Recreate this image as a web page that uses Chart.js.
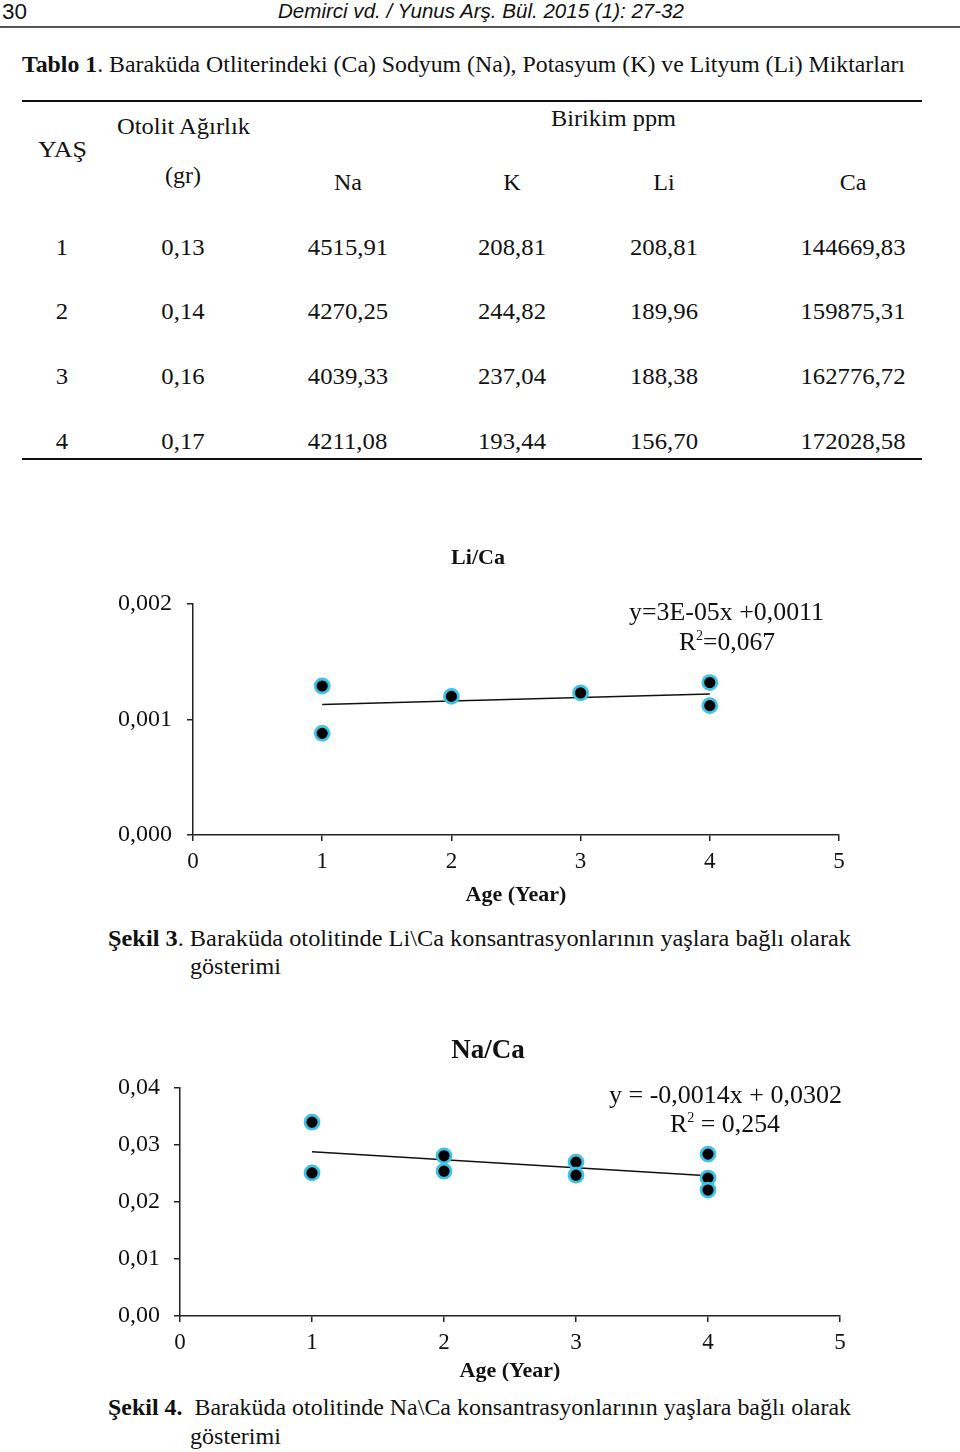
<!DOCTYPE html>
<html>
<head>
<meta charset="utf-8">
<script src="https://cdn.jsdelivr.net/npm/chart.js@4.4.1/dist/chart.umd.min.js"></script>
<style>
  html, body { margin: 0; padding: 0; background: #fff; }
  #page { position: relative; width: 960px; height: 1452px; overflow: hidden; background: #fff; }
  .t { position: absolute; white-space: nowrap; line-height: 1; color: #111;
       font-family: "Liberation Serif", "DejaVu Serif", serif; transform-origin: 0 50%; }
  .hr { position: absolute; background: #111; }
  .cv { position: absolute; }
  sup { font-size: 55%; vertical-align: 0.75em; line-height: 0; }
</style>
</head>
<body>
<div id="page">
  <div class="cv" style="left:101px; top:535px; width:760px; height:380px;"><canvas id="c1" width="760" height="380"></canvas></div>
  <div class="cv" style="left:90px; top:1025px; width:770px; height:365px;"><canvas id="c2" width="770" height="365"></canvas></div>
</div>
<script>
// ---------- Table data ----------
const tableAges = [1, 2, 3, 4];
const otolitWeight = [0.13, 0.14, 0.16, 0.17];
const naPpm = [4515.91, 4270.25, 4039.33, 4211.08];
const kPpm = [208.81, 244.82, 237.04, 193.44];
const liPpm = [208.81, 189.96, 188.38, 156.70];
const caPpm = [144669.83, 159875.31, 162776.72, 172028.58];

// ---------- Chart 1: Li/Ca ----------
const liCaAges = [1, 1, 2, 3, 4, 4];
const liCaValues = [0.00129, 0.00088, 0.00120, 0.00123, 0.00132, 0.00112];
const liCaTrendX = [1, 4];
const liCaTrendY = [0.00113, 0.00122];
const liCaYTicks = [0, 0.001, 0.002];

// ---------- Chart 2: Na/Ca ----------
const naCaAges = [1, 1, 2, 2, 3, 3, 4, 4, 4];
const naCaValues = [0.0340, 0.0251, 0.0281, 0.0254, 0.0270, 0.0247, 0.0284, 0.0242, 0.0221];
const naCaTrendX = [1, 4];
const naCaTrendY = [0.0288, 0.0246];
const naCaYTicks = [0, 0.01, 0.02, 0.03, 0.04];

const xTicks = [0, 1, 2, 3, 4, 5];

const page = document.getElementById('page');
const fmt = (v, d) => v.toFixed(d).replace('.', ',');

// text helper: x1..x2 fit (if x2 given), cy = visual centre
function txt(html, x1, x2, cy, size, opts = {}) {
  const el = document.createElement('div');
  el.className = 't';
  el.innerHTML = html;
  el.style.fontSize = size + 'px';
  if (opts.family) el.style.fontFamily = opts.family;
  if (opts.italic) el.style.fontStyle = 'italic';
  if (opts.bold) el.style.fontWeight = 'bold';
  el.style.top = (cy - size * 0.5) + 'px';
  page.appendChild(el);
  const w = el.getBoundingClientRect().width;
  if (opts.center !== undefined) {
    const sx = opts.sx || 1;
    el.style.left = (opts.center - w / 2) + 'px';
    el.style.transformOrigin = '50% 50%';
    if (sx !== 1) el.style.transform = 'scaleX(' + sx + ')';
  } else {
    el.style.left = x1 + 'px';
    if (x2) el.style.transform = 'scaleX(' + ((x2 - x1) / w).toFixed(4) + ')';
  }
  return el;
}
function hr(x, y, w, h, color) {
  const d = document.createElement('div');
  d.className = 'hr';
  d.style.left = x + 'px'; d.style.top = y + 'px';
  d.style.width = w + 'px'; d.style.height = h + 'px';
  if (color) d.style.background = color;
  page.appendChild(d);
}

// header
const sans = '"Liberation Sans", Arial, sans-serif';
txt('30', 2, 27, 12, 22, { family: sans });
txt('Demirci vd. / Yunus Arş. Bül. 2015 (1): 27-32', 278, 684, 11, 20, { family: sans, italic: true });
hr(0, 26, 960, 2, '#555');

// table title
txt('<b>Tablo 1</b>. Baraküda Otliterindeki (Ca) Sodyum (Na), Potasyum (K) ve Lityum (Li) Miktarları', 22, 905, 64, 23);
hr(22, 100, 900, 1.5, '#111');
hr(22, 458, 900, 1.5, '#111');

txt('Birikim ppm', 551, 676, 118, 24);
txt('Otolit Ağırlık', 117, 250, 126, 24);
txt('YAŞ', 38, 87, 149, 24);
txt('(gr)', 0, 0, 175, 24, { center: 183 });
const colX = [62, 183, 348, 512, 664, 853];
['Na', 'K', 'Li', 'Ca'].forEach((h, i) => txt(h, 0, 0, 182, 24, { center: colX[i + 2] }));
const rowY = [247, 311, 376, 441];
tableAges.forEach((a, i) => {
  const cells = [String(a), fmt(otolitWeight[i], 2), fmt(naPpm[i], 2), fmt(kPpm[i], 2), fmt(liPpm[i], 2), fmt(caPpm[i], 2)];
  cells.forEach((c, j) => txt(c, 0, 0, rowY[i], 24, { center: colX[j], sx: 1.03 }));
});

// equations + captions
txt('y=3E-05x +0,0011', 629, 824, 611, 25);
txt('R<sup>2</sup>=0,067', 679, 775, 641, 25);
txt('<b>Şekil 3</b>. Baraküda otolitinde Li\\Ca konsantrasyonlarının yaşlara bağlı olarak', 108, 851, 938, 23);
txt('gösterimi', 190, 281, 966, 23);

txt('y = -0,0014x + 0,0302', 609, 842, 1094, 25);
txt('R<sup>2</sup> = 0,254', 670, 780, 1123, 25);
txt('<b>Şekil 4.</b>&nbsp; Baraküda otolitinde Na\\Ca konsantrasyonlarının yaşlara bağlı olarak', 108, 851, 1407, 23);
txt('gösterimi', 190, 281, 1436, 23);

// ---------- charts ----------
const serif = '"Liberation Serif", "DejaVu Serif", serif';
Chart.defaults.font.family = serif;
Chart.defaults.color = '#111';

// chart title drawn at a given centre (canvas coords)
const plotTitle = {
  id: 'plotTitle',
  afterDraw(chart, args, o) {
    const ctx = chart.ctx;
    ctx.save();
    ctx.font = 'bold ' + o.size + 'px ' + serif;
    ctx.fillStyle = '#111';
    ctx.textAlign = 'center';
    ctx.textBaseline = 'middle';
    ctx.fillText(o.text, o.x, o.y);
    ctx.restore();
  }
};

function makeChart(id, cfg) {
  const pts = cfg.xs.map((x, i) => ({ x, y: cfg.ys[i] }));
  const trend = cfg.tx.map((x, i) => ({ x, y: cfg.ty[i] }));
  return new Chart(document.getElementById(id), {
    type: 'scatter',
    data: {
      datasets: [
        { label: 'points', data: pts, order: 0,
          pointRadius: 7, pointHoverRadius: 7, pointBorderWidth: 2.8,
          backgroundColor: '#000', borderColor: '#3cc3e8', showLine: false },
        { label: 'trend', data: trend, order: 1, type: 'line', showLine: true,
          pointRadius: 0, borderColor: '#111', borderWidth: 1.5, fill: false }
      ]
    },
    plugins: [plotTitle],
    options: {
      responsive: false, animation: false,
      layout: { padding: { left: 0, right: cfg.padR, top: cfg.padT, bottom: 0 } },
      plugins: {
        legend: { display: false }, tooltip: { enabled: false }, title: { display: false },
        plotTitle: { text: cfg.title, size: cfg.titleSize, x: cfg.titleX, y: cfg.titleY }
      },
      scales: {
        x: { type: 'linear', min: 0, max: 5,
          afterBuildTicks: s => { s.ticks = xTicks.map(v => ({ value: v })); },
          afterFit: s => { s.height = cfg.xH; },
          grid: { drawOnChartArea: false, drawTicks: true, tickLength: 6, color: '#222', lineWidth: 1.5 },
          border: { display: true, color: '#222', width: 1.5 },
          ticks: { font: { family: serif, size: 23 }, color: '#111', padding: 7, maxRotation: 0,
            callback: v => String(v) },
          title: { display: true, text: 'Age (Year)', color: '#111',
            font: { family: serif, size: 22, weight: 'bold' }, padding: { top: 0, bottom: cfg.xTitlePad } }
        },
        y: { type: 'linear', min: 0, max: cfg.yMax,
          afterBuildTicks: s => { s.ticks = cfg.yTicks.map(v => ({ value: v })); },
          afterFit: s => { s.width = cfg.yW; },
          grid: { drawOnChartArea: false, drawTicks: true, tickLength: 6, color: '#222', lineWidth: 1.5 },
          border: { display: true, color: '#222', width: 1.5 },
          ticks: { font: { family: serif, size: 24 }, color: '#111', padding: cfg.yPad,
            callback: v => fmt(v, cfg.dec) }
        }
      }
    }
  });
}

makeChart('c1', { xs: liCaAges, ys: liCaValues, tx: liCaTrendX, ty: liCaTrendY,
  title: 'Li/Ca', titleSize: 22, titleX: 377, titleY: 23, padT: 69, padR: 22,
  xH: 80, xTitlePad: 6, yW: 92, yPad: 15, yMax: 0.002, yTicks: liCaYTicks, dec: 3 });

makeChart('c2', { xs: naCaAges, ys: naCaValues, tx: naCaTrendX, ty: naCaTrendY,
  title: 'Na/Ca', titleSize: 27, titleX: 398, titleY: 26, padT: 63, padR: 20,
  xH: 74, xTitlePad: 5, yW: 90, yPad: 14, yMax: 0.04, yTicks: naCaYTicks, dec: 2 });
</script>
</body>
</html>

· · · ·

The exercise ▸ Quote, exactly and only, the lines from the first line of the data above through the line containing "const fmt = (v, d)". The pictures do not belong in it.

Worked answer ▸
Recreate this image as a web page that uses Chart.js.
<!DOCTYPE html>
<html>
<head>
<meta charset="utf-8">
<script src="https://cdn.jsdelivr.net/npm/chart.js@4.4.1/dist/chart.umd.min.js"></script>
<style>
  html, body { margin: 0; padding: 0; background: #fff; }
  #page { position: relative; width: 960px; height: 1452px; overflow: hidden; background: #fff; }
  .t { position: absolute; white-space: nowrap; line-height: 1; color: #111;
       font-family: "Liberation Serif", "DejaVu Serif", serif; transform-origin: 0 50%; }
  .hr { position: absolute; background: #111; }
  .cv { position: absolute; }
  sup { font-size: 55%; vertical-align: 0.75em; line-height: 0; }
</style>
</head>
<body>
<div id="page">
  <div class="cv" style="left:101px; top:535px; width:760px; height:380px;"><canvas id="c1" width="760" height="380"></canvas></div>
  <div class="cv" style="left:90px; top:1025px; width:770px; height:365px;"><canvas id="c2" width="770" height="365"></canvas></div>
</div>
<script>
// ---------- Table data ----------
const tableAges = [1, 2, 3, 4];
const otolitWeight = [0.13, 0.14, 0.16, 0.17];
const naPpm = [4515.91, 4270.25, 4039.33, 4211.08];
const kPpm = [208.81, 244.82, 237.04, 193.44];
const liPpm = [208.81, 189.96, 188.38, 156.70];
const caPpm = [144669.83, 159875.31, 162776.72, 172028.58];

// ---------- Chart 1: Li/Ca ----------
const liCaAges = [1, 1, 2, 3, 4, 4];
const liCaValues = [0.00129, 0.00088, 0.00120, 0.00123, 0.00132, 0.00112];
const liCaTrendX = [1, 4];
const liCaTrendY = [0.00113, 0.00122];
const liCaYTicks = [0, 0.001, 0.002];

// ---------- Chart 2: Na/Ca ----------
const naCaAges = [1, 1, 2, 2, 3, 3, 4, 4, 4];
const naCaValues = [0.0340, 0.0251, 0.0281, 0.0254, 0.0270, 0.0247, 0.0284, 0.0242, 0.0221];
const naCaTrendX = [1, 4];
const naCaTrendY = [0.0288, 0.0246];
const naCaYTicks = [0, 0.01, 0.02, 0.03, 0.04];

const xTicks = [0, 1, 2, 3, 4, 5];

const page = document.getElementById('page');
const fmt = (v, d) => v.toFixed(d).replace('.', ',');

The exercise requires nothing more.